■ **Given instruction**
Everything in the listing except the pictures should be written out exactly.

■ **Supplied data**
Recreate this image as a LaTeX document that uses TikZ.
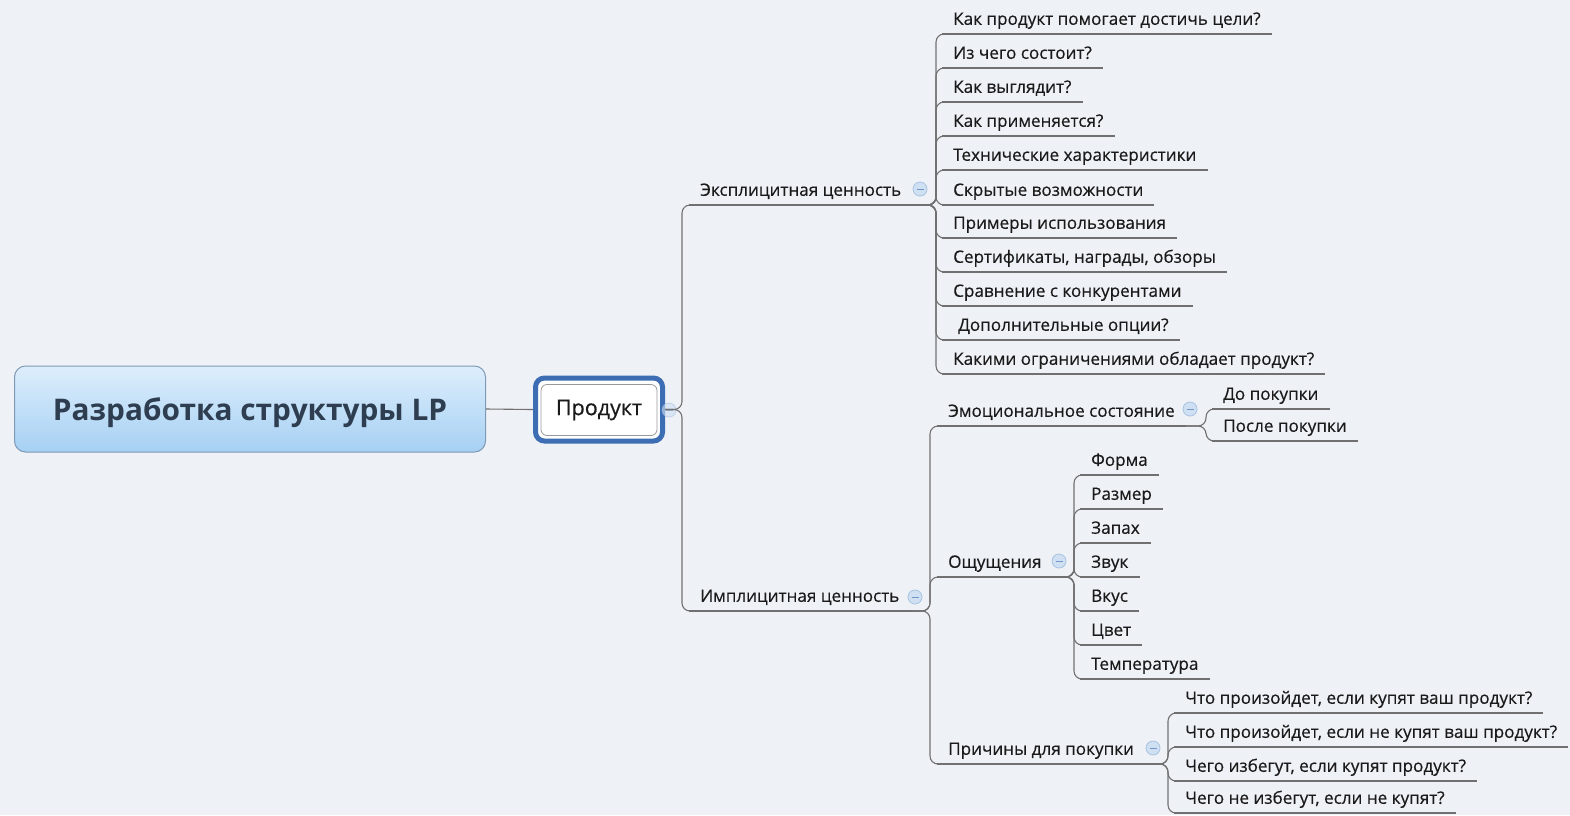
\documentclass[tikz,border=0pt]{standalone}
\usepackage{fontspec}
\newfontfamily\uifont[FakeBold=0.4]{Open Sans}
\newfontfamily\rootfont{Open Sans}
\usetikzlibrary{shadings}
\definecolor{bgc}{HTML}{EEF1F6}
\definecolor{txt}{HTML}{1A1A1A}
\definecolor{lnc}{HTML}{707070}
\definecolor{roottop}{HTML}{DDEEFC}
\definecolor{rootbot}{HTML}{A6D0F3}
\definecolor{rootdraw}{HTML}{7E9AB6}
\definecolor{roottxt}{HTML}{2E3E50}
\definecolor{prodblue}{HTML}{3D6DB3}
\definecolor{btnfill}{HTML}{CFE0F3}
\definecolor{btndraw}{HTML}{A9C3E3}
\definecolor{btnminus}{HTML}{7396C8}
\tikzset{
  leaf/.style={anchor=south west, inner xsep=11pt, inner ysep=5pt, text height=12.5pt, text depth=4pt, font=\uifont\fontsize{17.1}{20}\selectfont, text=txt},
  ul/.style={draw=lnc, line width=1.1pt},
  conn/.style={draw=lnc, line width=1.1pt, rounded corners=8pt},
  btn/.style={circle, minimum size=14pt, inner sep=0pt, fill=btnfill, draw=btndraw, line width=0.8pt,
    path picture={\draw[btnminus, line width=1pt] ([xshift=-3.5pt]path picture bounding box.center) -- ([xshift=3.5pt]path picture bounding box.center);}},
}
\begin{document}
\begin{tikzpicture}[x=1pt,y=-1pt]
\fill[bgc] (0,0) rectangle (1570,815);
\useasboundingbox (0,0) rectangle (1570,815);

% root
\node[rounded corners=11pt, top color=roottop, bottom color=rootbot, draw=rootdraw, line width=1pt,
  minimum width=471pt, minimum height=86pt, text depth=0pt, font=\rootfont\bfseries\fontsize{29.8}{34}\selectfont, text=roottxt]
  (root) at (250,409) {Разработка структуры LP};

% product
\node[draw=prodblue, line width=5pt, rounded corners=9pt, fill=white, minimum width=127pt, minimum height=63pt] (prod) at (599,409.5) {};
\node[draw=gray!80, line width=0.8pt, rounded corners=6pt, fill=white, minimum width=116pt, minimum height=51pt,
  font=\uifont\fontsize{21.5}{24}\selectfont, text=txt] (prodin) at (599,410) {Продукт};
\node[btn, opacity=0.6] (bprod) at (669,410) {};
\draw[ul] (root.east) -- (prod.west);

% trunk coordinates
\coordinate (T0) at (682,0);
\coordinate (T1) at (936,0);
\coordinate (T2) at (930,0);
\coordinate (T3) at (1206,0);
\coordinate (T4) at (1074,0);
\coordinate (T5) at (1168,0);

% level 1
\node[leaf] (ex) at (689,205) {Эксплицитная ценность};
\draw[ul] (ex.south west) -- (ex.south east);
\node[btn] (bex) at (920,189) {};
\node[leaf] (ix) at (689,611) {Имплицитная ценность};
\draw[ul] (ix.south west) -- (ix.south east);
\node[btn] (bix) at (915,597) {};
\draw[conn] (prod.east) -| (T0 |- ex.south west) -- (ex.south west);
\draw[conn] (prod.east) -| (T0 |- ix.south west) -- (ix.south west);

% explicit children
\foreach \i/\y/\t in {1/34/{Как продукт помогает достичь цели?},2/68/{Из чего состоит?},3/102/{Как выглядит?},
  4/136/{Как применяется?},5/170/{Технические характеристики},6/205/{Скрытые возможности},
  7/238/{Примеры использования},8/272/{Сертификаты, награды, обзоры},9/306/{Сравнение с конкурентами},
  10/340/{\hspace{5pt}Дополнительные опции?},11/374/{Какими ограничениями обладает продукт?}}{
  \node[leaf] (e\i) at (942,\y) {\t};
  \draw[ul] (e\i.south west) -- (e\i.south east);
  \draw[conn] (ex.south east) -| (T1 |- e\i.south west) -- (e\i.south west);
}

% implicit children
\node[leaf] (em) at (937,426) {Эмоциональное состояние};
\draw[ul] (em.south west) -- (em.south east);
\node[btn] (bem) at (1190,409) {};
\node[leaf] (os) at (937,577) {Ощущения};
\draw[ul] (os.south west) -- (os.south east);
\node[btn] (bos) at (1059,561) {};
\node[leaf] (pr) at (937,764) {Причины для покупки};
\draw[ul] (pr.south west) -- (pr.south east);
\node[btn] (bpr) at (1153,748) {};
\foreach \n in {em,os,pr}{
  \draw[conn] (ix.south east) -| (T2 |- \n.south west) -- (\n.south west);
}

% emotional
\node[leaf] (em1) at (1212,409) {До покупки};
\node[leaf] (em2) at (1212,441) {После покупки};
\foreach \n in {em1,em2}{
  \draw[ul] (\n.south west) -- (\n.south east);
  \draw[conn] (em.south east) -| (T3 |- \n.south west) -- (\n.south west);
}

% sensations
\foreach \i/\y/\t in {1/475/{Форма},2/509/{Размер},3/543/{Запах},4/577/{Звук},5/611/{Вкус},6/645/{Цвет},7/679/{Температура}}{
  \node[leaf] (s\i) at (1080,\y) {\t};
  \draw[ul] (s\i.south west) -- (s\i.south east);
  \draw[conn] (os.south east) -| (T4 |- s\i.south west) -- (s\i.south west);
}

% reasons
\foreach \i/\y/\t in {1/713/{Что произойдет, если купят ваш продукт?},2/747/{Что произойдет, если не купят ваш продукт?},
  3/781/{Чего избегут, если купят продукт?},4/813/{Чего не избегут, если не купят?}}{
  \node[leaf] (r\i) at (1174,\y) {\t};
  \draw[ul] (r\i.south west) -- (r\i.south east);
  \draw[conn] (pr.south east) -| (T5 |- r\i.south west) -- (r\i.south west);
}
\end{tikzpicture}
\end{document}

■ **Response**
Recreate this image as a LaTeX document that uses TikZ.
\documentclass[tikz,border=0pt]{standalone}
\usepackage{fontspec}
\newfontfamily\uifont[FakeBold=0.4]{Open Sans}
\newfontfamily\rootfont{Open Sans}
\usetikzlibrary{shadings}
\definecolor{bgc}{HTML}{EEF1F6}
\definecolor{txt}{HTML}{1A1A1A}
\definecolor{lnc}{HTML}{707070}
\definecolor{roottop}{HTML}{DDEEFC}
\definecolor{rootbot}{HTML}{A6D0F3}
\definecolor{rootdraw}{HTML}{7E9AB6}
\definecolor{roottxt}{HTML}{2E3E50}
\definecolor{prodblue}{HTML}{3D6DB3}
\definecolor{btnfill}{HTML}{CFE0F3}
\definecolor{btndraw}{HTML}{A9C3E3}
\definecolor{btnminus}{HTML}{7396C8}
\tikzset{
  leaf/.style={anchor=south west, inner xsep=11pt, inner ysep=5pt, text height=12.5pt, text depth=4pt, font=\uifont\fontsize{17.1}{20}\selectfont, text=txt},
  ul/.style={draw=lnc, line width=1.1pt},
  conn/.style={draw=lnc, line width=1.1pt, rounded corners=8pt},
  btn/.style={circle, minimum size=14pt, inner sep=0pt, fill=btnfill, draw=btndraw, line width=0.8pt,
    path picture={\draw[btnminus, line width=1pt] ([xshift=-3.5pt]path picture bounding box.center) -- ([xshift=3.5pt]path picture bounding box.center);}},
}
\begin{document}
\begin{tikzpicture}[x=1pt,y=-1pt]
\fill[bgc] (0,0) rectangle (1570,815);
\useasboundingbox (0,0) rectangle (1570,815);

% root
\node[rounded corners=11pt, top color=roottop, bottom color=rootbot, draw=rootdraw, line width=1pt,
  minimum width=471pt, minimum height=86pt, text depth=0pt, font=\rootfont\bfseries\fontsize{29.8}{34}\selectfont, text=roottxt]
  (root) at (250,409) {Разработка структуры LP};

% product
\node[draw=prodblue, line width=5pt, rounded corners=9pt, fill=white, minimum width=127pt, minimum height=63pt] (prod) at (599,409.5) {};
\node[draw=gray!80, line width=0.8pt, rounded corners=6pt, fill=white, minimum width=116pt, minimum height=51pt,
  font=\uifont\fontsize{21.5}{24}\selectfont, text=txt] (prodin) at (599,410) {Продукт};
\node[btn, opacity=0.6] (bprod) at (669,410) {};
\draw[ul] (root.east) -- (prod.west);

% trunk coordinates
\coordinate (T0) at (682,0);
\coordinate (T1) at (936,0);
\coordinate (T2) at (930,0);
\coordinate (T3) at (1206,0);
\coordinate (T4) at (1074,0);
\coordinate (T5) at (1168,0);

% level 1
\node[leaf] (ex) at (689,205) {Эксплицитная ценность};
\draw[ul] (ex.south west) -- (ex.south east);
\node[btn] (bex) at (920,189) {};
\node[leaf] (ix) at (689,611) {Имплицитная ценность};
\draw[ul] (ix.south west) -- (ix.south east);
\node[btn] (bix) at (915,597) {};
\draw[conn] (prod.east) -| (T0 |- ex.south west) -- (ex.south west);
\draw[conn] (prod.east) -| (T0 |- ix.south west) -- (ix.south west);

% explicit children
\foreach \i/\y/\t in {1/34/{Как продукт помогает достичь цели?},2/68/{Из чего состоит?},3/102/{Как выглядит?},
  4/136/{Как применяется?},5/170/{Технические характеристики},6/205/{Скрытые возможности},
  7/238/{Примеры использования},8/272/{Сертификаты, награды, обзоры},9/306/{Сравнение с конкурентами},
  10/340/{\hspace{5pt}Дополнительные опции?},11/374/{Какими ограничениями обладает продукт?}}{
  \node[leaf] (e\i) at (942,\y) {\t};
  \draw[ul] (e\i.south west) -- (e\i.south east);
  \draw[conn] (ex.south east) -| (T1 |- e\i.south west) -- (e\i.south west);
}

% implicit children
\node[leaf] (em) at (937,426) {Эмоциональное состояние};
\draw[ul] (em.south west) -- (em.south east);
\node[btn] (bem) at (1190,409) {};
\node[leaf] (os) at (937,577) {Ощущения};
\draw[ul] (os.south west) -- (os.south east);
\node[btn] (bos) at (1059,561) {};
\node[leaf] (pr) at (937,764) {Причины для покупки};
\draw[ul] (pr.south west) -- (pr.south east);
\node[btn] (bpr) at (1153,748) {};
\foreach \n in {em,os,pr}{
  \draw[conn] (ix.south east) -| (T2 |- \n.south west) -- (\n.south west);
}

% emotional
\node[leaf] (em1) at (1212,409) {До покупки};
\node[leaf] (em2) at (1212,441) {После покупки};
\foreach \n in {em1,em2}{
  \draw[ul] (\n.south west) -- (\n.south east);
  \draw[conn] (em.south east) -| (T3 |- \n.south west) -- (\n.south west);
}

% sensations
\foreach \i/\y/\t in {1/475/{Форма},2/509/{Размер},3/543/{Запах},4/577/{Звук},5/611/{Вкус},6/645/{Цвет},7/679/{Температура}}{
  \node[leaf] (s\i) at (1080,\y) {\t};
  \draw[ul] (s\i.south west) -- (s\i.south east);
  \draw[conn] (os.south east) -| (T4 |- s\i.south west) -- (s\i.south west);
}

% reasons
\foreach \i/\y/\t in {1/713/{Что произойдет, если купят ваш продукт?},2/747/{Что произойдет, если не купят ваш продукт?},
  3/781/{Чего избегут, если купят продукт?},4/813/{Чего не избегут, если не купят?}}{
  \node[leaf] (r\i) at (1174,\y) {\t};
  \draw[ul] (r\i.south west) -- (r\i.south east);
  \draw[conn] (pr.south east) -| (T5 |- r\i.south west) -- (r\i.south west);
}
\end{tikzpicture}
\end{document}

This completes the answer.